Angry protesters are planning to take their social landlords to court over parking charges being whacked up by 658 per cent on housing estates in London’s deprived East End.
They handed a petition with 3,000 names to Tower Hamlets mayor John Biggs during a noisy demonstration outside the Town Hall condemning Poplar Harca housing organisation which manages 5,000 properties.
The Mayor came out of the building to meet the demonstrators and accept the petition minutes before the council itself debated a resolution attacking Poplar Harca on Wednesday night.
It was the second of two days of protests, the first when they besieged Harca’s board meeting 24 hours before, over the charges shooting up from £2 a week to £7 for tenants and £15 for leaseholders.
School-teacher Liz Maitland from Poplar’s Teviot Estate, one of hundreds of residents who turned up to the Town Hall demo, said: “We pay £110 a year just for a space outside our home—now they want £784.
“We didn’t have to pay to park in the street When I moved in my house in 1995.
“But the council transferred our street to Poplar Harca when it handed over the estates.
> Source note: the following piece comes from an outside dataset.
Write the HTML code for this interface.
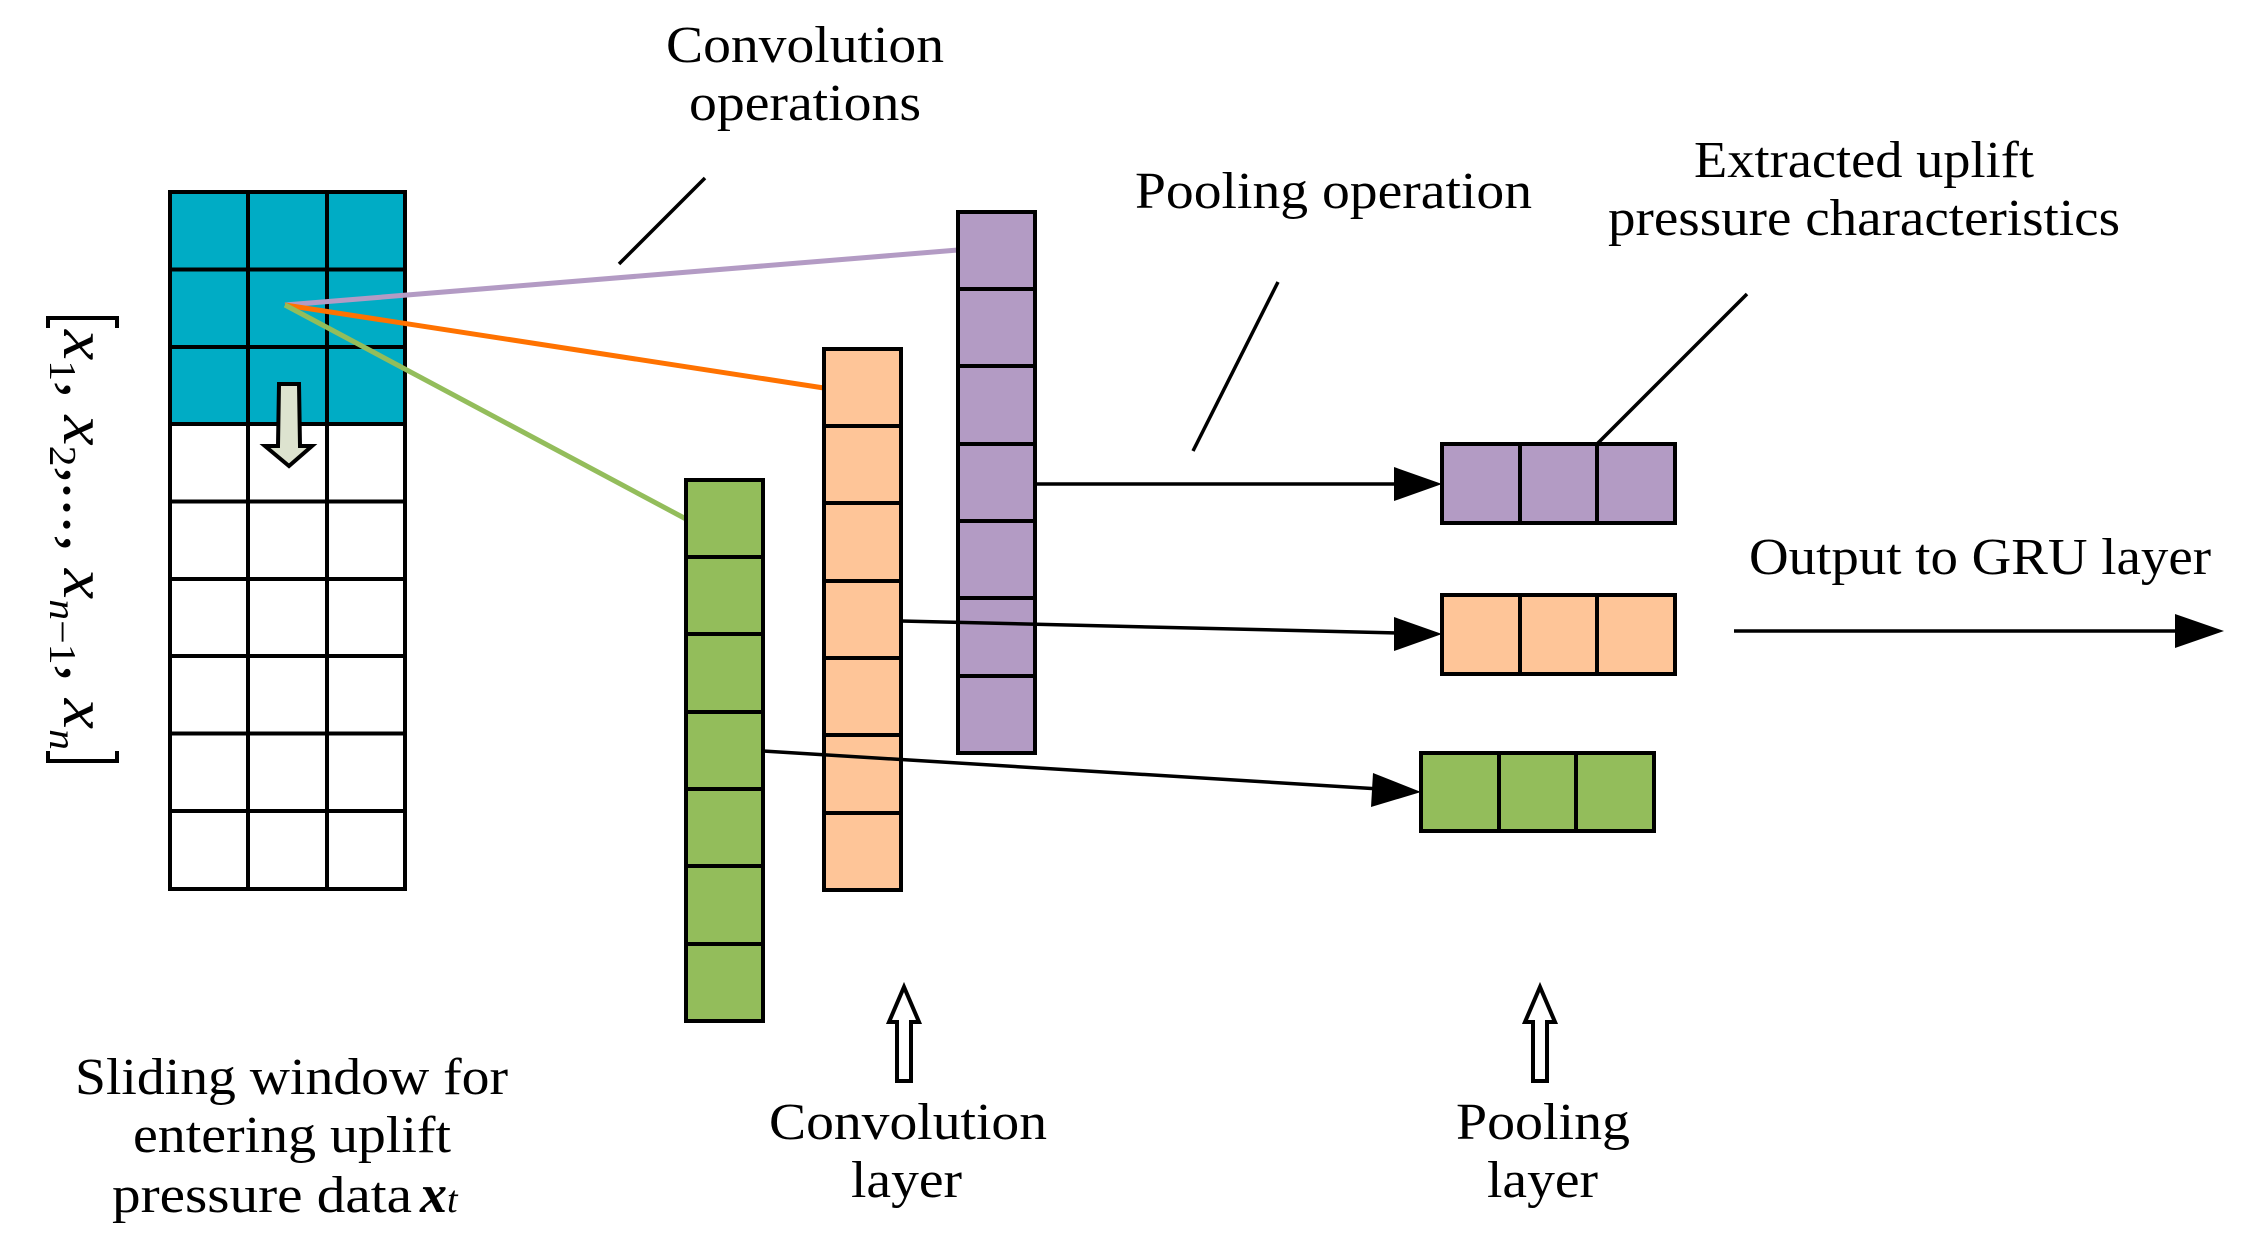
<!DOCTYPE html>
<html><head><meta charset="utf-8"><style>
html,body{margin:0;padding:0;background:#fff;}
svg{display:block;}
text{font-family:"Liberation Serif",serif;fill:#000;}
</style></head><body>
<svg width="2250" height="1251" viewBox="0 0 2250 1251" xmlns="http://www.w3.org/2000/svg">
<rect x="170" y="192" width="235" height="232" fill="#00acc5"/>
<g stroke="#000" stroke-width="4" fill="none">
<rect x="170" y="192" width="235" height="697"/>
<line x1="248" y1="192" x2="248" y2="889"/><line x1="327" y1="192" x2="327" y2="889"/>
<line x1="170" y1="269.5" x2="405" y2="269.5"/><line x1="170" y1="347" x2="405" y2="347"/>
<line x1="170" y1="424" x2="405" y2="424"/><line x1="170" y1="501.5" x2="405" y2="501.5"/>
<line x1="170" y1="579" x2="405" y2="579"/><line x1="170" y1="656" x2="405" y2="656"/>
<line x1="170" y1="733.5" x2="405" y2="733.5"/><line x1="170" y1="811" x2="405" y2="811"/>
</g>
<path d="M279 384 L299 384 L300 446 L312 446 L289 466 L265 446 L278 446 Z" fill="#dde3cf" stroke="#000" stroke-width="4"/>
<line x1="285" y1="305" x2="958" y2="250" stroke="#b39bc4" stroke-width="5"/>
<line x1="285" y1="305" x2="824" y2="388" stroke="#ff7200" stroke-width="5"/>
<line x1="285" y1="305" x2="686" y2="519" stroke="#93bd5b" stroke-width="5"/>
<g stroke="#000" stroke-width="4">
<rect x="686" y="480" width="77" height="541" fill="#93bd5b"/>
<line x1="686" y1="557" x2="763" y2="557"/><line x1="686" y1="634" x2="763" y2="634"/><line x1="686" y1="712" x2="763" y2="712"/><line x1="686" y1="789" x2="763" y2="789"/><line x1="686" y1="866" x2="763" y2="866"/><line x1="686" y1="944" x2="763" y2="944"/>
<rect x="824" y="349" width="77" height="541" fill="#fec598"/>
<line x1="824" y1="426" x2="901" y2="426"/><line x1="824" y1="503" x2="901" y2="503"/><line x1="824" y1="581" x2="901" y2="581"/><line x1="824" y1="658" x2="901" y2="658"/><line x1="824" y1="735" x2="901" y2="735"/><line x1="824" y1="813" x2="901" y2="813"/>
<rect x="958" y="212" width="77" height="541" fill="#b39bc4"/>
<line x1="958" y1="289" x2="1035" y2="289"/><line x1="958" y1="366" x2="1035" y2="366"/><line x1="958" y1="444" x2="1035" y2="444"/><line x1="958" y1="521" x2="1035" y2="521"/><line x1="958" y1="598" x2="1035" y2="598"/><line x1="958" y1="676" x2="1035" y2="676"/>
<rect x="1442" y="444" width="233" height="79" fill="#b39bc4"/>
<line x1="1520" y1="444" x2="1520" y2="523"/><line x1="1597" y1="444" x2="1597" y2="523"/>
<rect x="1442" y="595" width="233" height="79" fill="#fec598"/>
<line x1="1520" y1="595" x2="1520" y2="674"/><line x1="1597" y1="595" x2="1597" y2="674"/>
<rect x="1421" y="753" width="233" height="78" fill="#93bd5b"/>
<line x1="1499" y1="753" x2="1499" y2="831"/><line x1="1576" y1="753" x2="1576" y2="831"/>
</g>
<g stroke="#000" stroke-width="3.5">
<line x1="1035" y1="484" x2="1400" y2="484"/>
<line x1="901" y1="621" x2="1400" y2="633"/>
<line x1="763" y1="751" x2="1380" y2="789"/>
<line x1="1734" y1="631" x2="2185" y2="631"/>
<line x1="619" y1="264" x2="705" y2="178"/>
<line x1="1193" y1="451" x2="1278" y2="282"/>
<line x1="1597" y1="444" x2="1747" y2="294"/>
</g>
<g fill="#000">
<polygon points="1442,484 1394,467 1394,501"/>
<polygon points="1442,634 1394,617 1394,651"/>
<polygon points="1421,792 1373,773 1371,807"/>
<polygon points="2224,631 2175,614 2175,648"/>
</g>
<path d="M897 1081 L897 1022 L889 1022 L904 987 L919 1022 L911 1022 L911 1081 Z" fill="#fff" stroke="#000" stroke-width="4"/>
<path d="M1533 1081 L1533 1022 L1525 1022 L1540 987 L1555 1022 L1547 1022 L1547 1081 Z" fill="#fff" stroke="#000" stroke-width="4"/>
<path d="M48 328 L48 318 L117 318 L117 328 M48 751 L48 761 L117 761 L117 751" fill="none" stroke="#000" stroke-width="4"/>
<text transform="translate(64,330) rotate(90)" font-size="62" font-style="italic" textLength="420" lengthAdjust="spacingAndGlyphs">x<tspan font-size="38" dy="14" font-style="normal">1</tspan><tspan dy="-14">, x</tspan><tspan font-size="38" dy="14" font-style="normal">2</tspan><tspan dy="-14">,..., x</tspan><tspan font-size="38" dy="14">n</tspan><tspan font-size="38" font-style="normal">−1</tspan><tspan dy="-14">, x</tspan><tspan font-size="38" dy="14">n</tspan></text>
<g font-size="52">
<text x="805" y="62" text-anchor="middle" textLength="278" lengthAdjust="spacingAndGlyphs">Convolution</text>
<text x="805" y="120" text-anchor="middle" textLength="232" lengthAdjust="spacingAndGlyphs">operations</text>
<text x="1135" y="208" textLength="397" lengthAdjust="spacingAndGlyphs">Pooling operation</text>
<text x="1694" y="177" textLength="340" lengthAdjust="spacingAndGlyphs">Extracted uplift</text>
<text x="1608" y="235" textLength="512" lengthAdjust="spacingAndGlyphs">pressure characteristics</text>
<text x="1749" y="574" textLength="462" lengthAdjust="spacingAndGlyphs">Output to GRU layer</text>
<text x="75" y="1094" textLength="433" lengthAdjust="spacingAndGlyphs">Sliding window for</text>
<text x="133" y="1152" textLength="318" lengthAdjust="spacingAndGlyphs">entering uplift</text>
<text x="112" y="1212" textLength="300" lengthAdjust="spacingAndGlyphs">pressure data</text>
<text x="420" y="1212" font-style="italic" font-weight="bold" font-size="54">x<tspan font-size="38" font-weight="normal">t</tspan></text>
<text x="769" y="1139" textLength="278" lengthAdjust="spacingAndGlyphs">Convolution</text>
<text x="851" y="1197" textLength="111" lengthAdjust="spacingAndGlyphs">layer</text>
<text x="1456" y="1139" textLength="174" lengthAdjust="spacingAndGlyphs">Pooling</text>
<text x="1487" y="1197" textLength="111" lengthAdjust="spacingAndGlyphs">layer</text>
</g>
</svg>
</body></html>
Now I can’t afford to park outside my house.”
The petition urges the Mayor to intervene. He was cheered when he told the demonstrators he would challenge the housing organisation over its “lack of transparency and consultation”.
Mayor Biggs plans to hold talks with Poplar Harca in a bid to stop the hike.
But the families are also taking legal action if he fails.
Campaign organiser Doros Ulla told the East London Advertiser: “I hope the Mayor can pull it off—but we are seeking legal action.
“We’ll take Poplar Harca to the High Court over these unlawful charges.
“It’s based on case law when tenants sued Brent Council in 2013 when it tried hiking charges in parking zones—judges ruled under 1984 Traffic Regulations that they couldn’t raise money for parking to fund other things and forced them to repay motorists.”
The mayor accused Poplar Harca of using car owners to fill a gap in reduced government housing subsidy.
He is planning talks with the housing organisation in a bid to halt the parking fee increases after accepting the protesters’ petition.